Aîné de Dante et « premier de ses amis », premier à l’avoir accueilli, alors que celui-ci n’avait que dix-huit ans, dans le cercle exigeant des poètes d’une avant-garde qui allait porter – sous la plume de Dante – le nom de dolce stil novo, Cavalcanti est un poète dont la virtuosité est inséparable d’une charge émotionnelle intense.

En 1984, Italo Calvino se consacra à la préparation de conférences qu’il devait donner à l’invitation de l’université d’Harvard. Elles avaient pour thème central la « préservation de certaines valeurs littéraires ». Illustration des vertus de la légèreté à travers une évocation des œuvres de Guido Cavalcanti et de Dante…

Légèreté : « Si je voulais choisir un symbole votif pour saluer le nouveau millénaire, je choisirais celui-ci : le bon agile et imprévu du poète-philosophe qui prend appui sur la pesanteur du monde, démontrant que sa gravité détient le secret de la légèreté – alors que ce qui passe aux yeux de beaucoup pour la vitalité d’une époque bruyante, agressive, piaffante et vrombissante appartient aussi sûrement au règne de la mort qu’un cimetière d’automobiles rouillées. » […]

« J’aimerais que vous conserviez cette image en mémoire, tandis que je parlerai de Cavalcanti poète de la légèreté. Plutôt que des personnages humains, les “dramatis personae” de ses poèmes sont des soupirs, des rayons lumineux, des images optiques et, surtout, ces influx ou messages immatériels qu’il appelle esprits, “spiriti”. Chez Cavalcanti, un thème aussi peu léger que le mal d’amour se dissout en entités impalpables, circulant entre âme sensitive et âme intellective, entre cœur et pensée, entre œil et voix. Bref, il s’agit toujours d’une entité triplement caractérisée : 1) par une grande légèreté ; 2) par le mouvement ; 3) par le transport d’information. » […]

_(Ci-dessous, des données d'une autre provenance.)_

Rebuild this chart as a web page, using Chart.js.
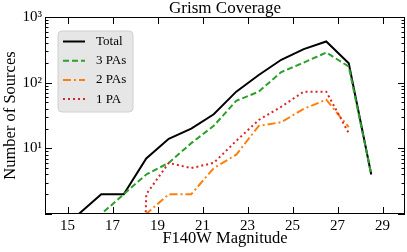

« On peut dire que deux vocations opposées se disputent à travers les siècles le domaine de la littérature : l’une tend à faire du langage un élément dépourvu de poids, flottant sur les choses comme un nuage, ou mieux comme une subtile pulvérulence, ou mieux encore comme un champ d’impulsions magnétiques ; l’autre tend à communiquer au langage le poids, l’épaisseur, la concrétude des choses, des corps, des sensations. Aux origines de la littérature italienne – et européenne –, ces deux voies ont été ouvertes par Cavalcanti et Dante. Leur opposition n’a qu’une valeur générale, bien entendu ; les prodigieuses ressources de Dante et son extraordinaire variété rendraient nécessaire l’examen d’innombrables cas d’espèce. Ce n’est pas un hasard si Dante a dédié à Cavalcanti son sonnet le plus heureusement léger d’inspiration (“Guido, i’ vorrei che tu e Lapo ed io”) : “Guido, je voudrais que toi et Lapo et moi”. Dans la Vita Nuova, il traite la même matière que son maître et ami ; certains mots, motifs ou concepts sont communs aux deux poètes ; et lorsque Dante veut exprimer la légèreté, jusque dans La Divine Comédie, il ne le cède à personne. » […]

« En forçant quelque peu l’opposition, je pourrais dire que Dante donne une solidité corporelle à la plus abstraite spéculation intellectuelle, tandis que Cavalcanti dissout la concrétude de l’expérience tangible dans son vers au rythme saccadé, haché en syllabes, comme si la pensée se détachait de l’obscurité par rapides décharges électriques. » […]

« Pour moi, la légèreté est liée à la précision et à la détermination, nullement au vague et l’aléatoire. Comme disait Paul Valéry : “Il faut être léger comme l’oiseau, et non comme la plume.” »

Extraits de Leçons américaines – Aide-mémoire pour le prochain millénaire, Gallimard, 1989, trad. de l’italien par Yves Hersant.